Friday, 25 May 2012

The ultimate environment for meditation?

The practice of shavasana at the end of an asana practice is a part of the practice of pratyahara, or withdrawal of the senses.  In our modern world we are generally bombarded with sensory stimulas, in the form of a sea of people each with their own facial expressions and body language to process, advertisements pasted on every inch of available eye-level real-estate, ear-buds in our ears blaring the newest dub-step, and constant movement of our bodies though an artificially constructed environment.
This over-stimulus over-stresses

This leads to an imbalance in the sympathetic nervous system (or tension or concentric movement) relative to the parasympathetic (or relaxation or eccentric movement) and makes us, in colloquial terms, 'stressed-out.'  This is why we often want to slow down our movements in yoga, for things like kick-backs, so that we can engage the parasympathetic nervous system through controlled relaxation of our muscles.  This is the 'flow' part of vinyasa, utilizing the eccentric part of the movement to slow the movement down and keep the vinyasa under control at all times.

If some of these words (eccentric, parasympathetic) are not in your vocabulary then you should probably be doing more reading on physiology.

Another way to combat over-stimulation is to withdrawal from our senses, to disengage our mirror neurons, and focus inward onto our own body and mind.  This is pratyahara.

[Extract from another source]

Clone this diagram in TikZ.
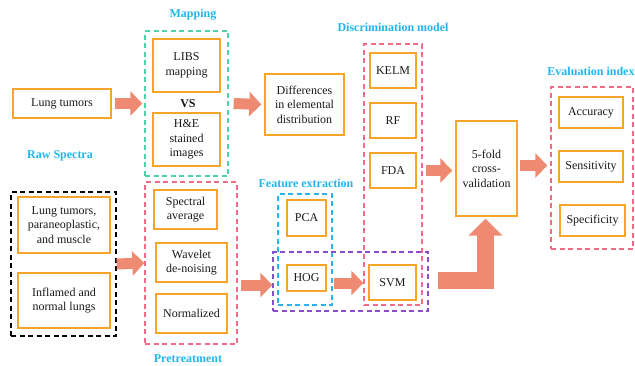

For meditation, I often prefer to lay in shavasana a la yoga nidra rather than sit in lotus. I have some posture issues, namely upper back cross syndrome due to excessive computer usage ::cough:: which I am working on, that make relaxed seated pose not all that relaxed.  As such, I read with interest an article on the use of dark, quiet salt water tanks for floating to induce maximum sensory deprivation.

Essentially, the therapy entails floating in a shallow, warm salt-water tank in a darkened room with ear-plugs in.  The idea is to completely shut down all stimulus to the sensory system and thereby force you to focus inward onto yourself.  The text describes the author's somewhat mystical experiences, which understandably are not uniformly positive! This particular place is located in Portland, OR. Some quotations from practitioners,
“Normally my head is several different radio stations playing at once,” explains tattoo and comic artist Levi Greenacres. But in the tank, he found relief: “With the lack of sensory stimulation to intake and compute, I discovered an inert state of un-ness, the need to think, feel, and feed completely abolished. The quiet in there is total comfort.”
“After floating I feel very open and calm, and less prone to distractions,” says illustrator Natalie Phillips. “The better I feel emotionally or physically, the better I am able to focus.”
Sounds interesting, especially if paired with the practice of meditation. Meditation is part of my practice that is definitely a work in progress.  I struggle with sleeping and have my whole life. I often feel like my brain is 'fizzing' away like an alka-seltzer tablet fired through a meat-pie.

Oh, you haven't heard that metaphor before?  Here's the visual evidence:

As a sub-clinical introvert, I am just a tad overstimulated thanks to the combination of internet and high population density.  Being solitary in the woods is something that's been wonderful for me as an introvert.  This floating technique sounds promising as well.

Has anyone out there in cyberspace experienced this?  Any thoughts?